The international literary community is demanding the immediate release of Turkish publisher and free speech activist Ragip Zarakolu, who has been arrested and imprisoned in Turkey under the country’s anti-terrorism laws.

Zarakolu, director of Belge Publishing House, a member of Turkish PEN and chair of Turkey’s Freedom to Publish Committee, is one of more than 40 activists who were detained in Istanbul on Friday, according to PEN and the International Publishers Association. The arrests are part of a crackdown against Kurdish political parties which has seen more than 1,800 supporters of the banned Koma Civakên Kurdistan party jailed since 2009. PEN said that if an appeal against the charges is unsuccessful, Zarakolu will be held through a trial process which is likely to last over a year.

Zarakolu founded Belge in 1977 and has tested publishing restrictions in Turkey ever since by releasing controversial books from Armenian, Greek and Kurdish authors in Turkish editions, including books documenting the Armenian genocide. His office was firebombed by a right-wing extremist group in 1995, said PEN, he was banned from leaving Turkey between 1971 and 1991 and he has been the subject of repeated charges, most recently being fined for releasing Mehmet Güler’s The KCK File/The Global State and Kurds Without a State in March 2011.

Bjørn Smith-Simonsen, chair of the International Publishers Association’s freedom to publish committee, said that Zarakolu “does not belong to prison, he deserves a Nobel prize”. Calling him “the pride of publishing” and “the limelight of freedom to publish in Turkey”, Smith-Simonsen demanded he be released immediately. “The trial is likely to begin in a year’s time only. Ragip Zarakolu’s health is not good. We fear that he will not stand his detention conditions in the terrible F-type (high security) prisons,” he said. The IPA is intending to meet the Permanent Representative of Turkey to the United Nations Office in Geneva as soon as possible to urge the Turkish government to release the publisher immediately.

Smith-Simonsen was joined in his appeal by PEN America’s Freedom to Write director Larry Siems, who called Zarakolu “an internationally recognised defender of the right to write and publish freely”. “It is essential not to confuse the efforts of those who, like Ragip Zarakolu, have worked to bring down barriers of censorship in Turkey with those who press political agendas through violence,” said Siems. “We emphatically protest his arrest.”

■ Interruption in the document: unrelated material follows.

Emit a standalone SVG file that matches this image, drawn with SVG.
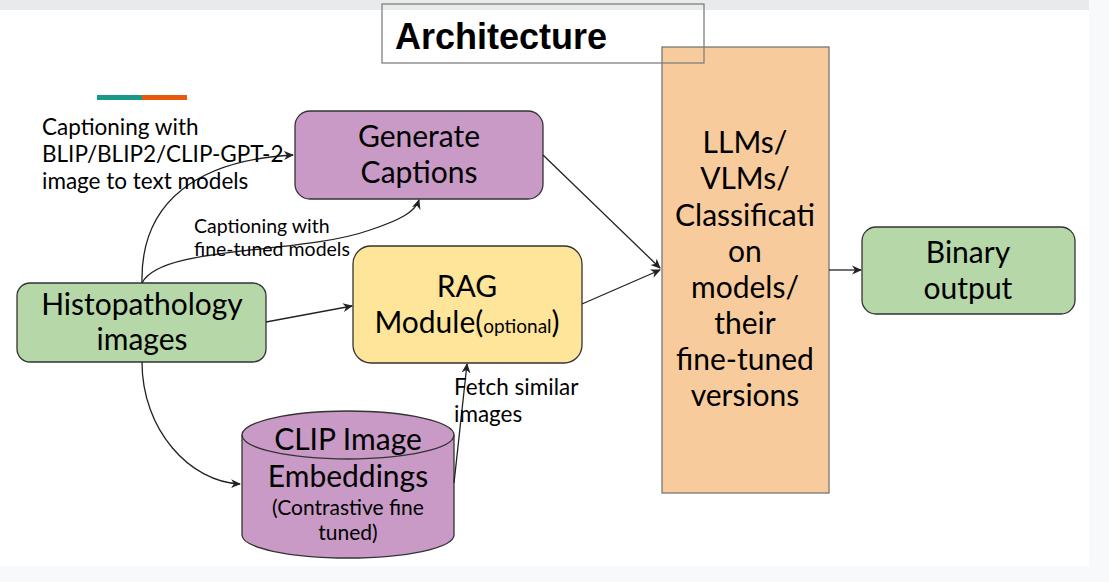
<svg xmlns="http://www.w3.org/2000/svg" width="1109" height="582" viewBox="0 0 1109 582">
<defs>
<style>
text{font-family:Lato,"Open Sans","Liberation Sans",sans-serif;fill:#000}
.n{font-size:30px;text-anchor:middle}
.lbl{font-size:22.5px}
.sm{font-size:19.5px}
.box{stroke:#333;stroke-width:1.3}
.c{fill:none;stroke:#222;stroke-width:1.3}
</style>
<marker id="ah" viewBox="0 0 10 10" refX="9" refY="5" markerWidth="10" markerHeight="10" markerUnits="userSpaceOnUse" orient="auto">
<path d="M0,0.5 L10,5 L0,9.5 L3,5 Z" fill="#222"/>
</marker>
</defs>
<rect x="0" y="0" width="1109" height="582" fill="#ffffff"/>
<rect x="0" y="0" width="1089" height="10" fill="#e8eaeb"/>
<rect x="1089" y="0" width="20" height="582" fill="#f8f9fa"/>
<rect x="0" y="566" width="1109" height="16" fill="#f8f9fa"/>
<rect x="97" y="95" width="45" height="5" fill="#1a9988"/>
<rect x="142" y="95" width="45" height="5" fill="#e8590c"/>

<g id="llm">
<rect x="662" y="47" width="167" height="446" fill="#f8cb9c" stroke="#777" stroke-width="1.3"/>
<text class="n" x="745" y="153">LLMs/</text>
<text class="n" x="745" y="189">VLMs/</text>
<text class="n" x="745" y="226">Classificati</text>
<text class="n" x="745" y="262">on</text>
<text class="n" x="745" y="298">models/</text>
<text class="n" x="745" y="334">their</text>
<text class="n" x="745" y="370">fine-tuned</text>
<text class="n" x="745" y="406">versions</text>
</g>

<g id="title">
<rect x="382" y="4" width="322" height="59" fill="none" stroke="#808080" stroke-width="1.3"/>
<text x="395" y="49" style="font-family:'Liberation Sans',Arial,sans-serif;font-size:36px;font-weight:bold">Architecture</text>
</g>

<g id="gen">
<rect class="box" x="295" y="111" width="248" height="88" rx="15" fill="#c99ac6"/>
<text class="n" x="419" y="147">Generate</text>
<text class="n" x="419" y="183">Captions</text>
</g>

<g id="rag">
<rect class="box" x="353" y="246" width="229" height="117" rx="18" fill="#ffe599"/>
<text class="n" x="467" y="297">RAG</text>
<text class="n" x="467" y="333">Module(<tspan style="font-size:19px">optional</tspan>)</text>
</g>

<g id="histo">
<rect class="box" x="17" y="283" width="249" height="79" rx="13" fill="#b6d7a8"/>
<text class="n" x="142" y="315">Histopathology</text>
<text class="n" x="142" y="350">images</text>
</g>

<g id="binary">
<rect class="box" x="862" y="227" width="213" height="87" rx="14" fill="#b6d7a8"/>
<text class="n" x="968" y="263">Binary</text>
<text class="n" x="968" y="299">output</text>
</g>

<g id="clip">
<path class="box" d="M242,435 A106,24 0 0 1 454,435 L454,535 A106,23 0 0 1 242,535 Z" fill="#c99ac6"/>
<path class="box" d="M242,435 A106,24 0 0 0 454,435" fill="none"/>
<text class="n" x="348" y="450">CLIP Image</text>
<text class="n" x="348" y="487">Embeddings</text>
<text x="348" y="515" style="font-size:21px;text-anchor:middle">(Contrastive fine</text>
<text x="348" y="540" style="font-size:21px;text-anchor:middle">tuned)</text>
</g>

<g id="connectors">
<path class="c" d="M142,283 C140,200 200,160 293,155" marker-end="url(#ah)"/>
<path class="c" d="M142,283 C160,245 300,255 370,230 C400,220 415,212 419,200" marker-end="url(#ah)"/>
<path class="c" d="M266,322 L352,306" marker-end="url(#ah)"/>
<path class="c" d="M543,155 L660,268" marker-end="url(#ah)"/>
<path class="c" d="M582,304 L660,270" marker-end="url(#ah)"/>
<path class="c" d="M454,483 L467,364" marker-end="url(#ah)"/>
<path class="c" d="M142,362 C142,430 190,482 240,484" marker-end="url(#ah)"/>
<path class="c" d="M829,270 L861,270" marker-end="url(#ah)"/>
</g>

<g id="labels">
<text class="lbl" x="42" y="135">Captioning with</text>
<text class="lbl" x="42" y="162">BLIP/BLIP2/CLIP-GPT-2</text>
<text class="lbl" x="42" y="189">image to text models</text>
<text class="sm" x="194" y="233">Captioning with</text>
<text class="sm" x="194" y="256">fine-tuned models</text>
<text class="lbl" x="454" y="395">Fetch similar</text>
<text class="lbl" x="454" y="422">images</text>
</g>
</svg>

Poet and essayist Peter Balakian, whose memoir Black Dog of Fate: An American Son Uncovers His Armenian Past was published in Turkey by Belge, called the arrest “a blow to Turkey’s efforts to create a free and open society”. “Ragip Zarakolu has been honoured by almost every leading publishing organisation in the world for his courage, his patience, his intellectual rigour and his pursuit of genuine democracy,” said Balakian. “For over four decades Ragip and his late wife and son have been at the cutting edge of social change in Turkey, publishing books on subjects that the government has deemed taboo— especially subjects dealing with minority issues in Turkey and the histories of minority cultures.”

Zarakolu founded Belge with his wife Ayse Nur, who received the PEN/Barbara Goldsmith Freedom to Write Award in 1997, dying in 2002. Goldsmith, a writer and historian, said that “if Zarakolu is not given his freedom, then all of us give up our freedom to write. If Zarakolu is not free, then none of us are free.”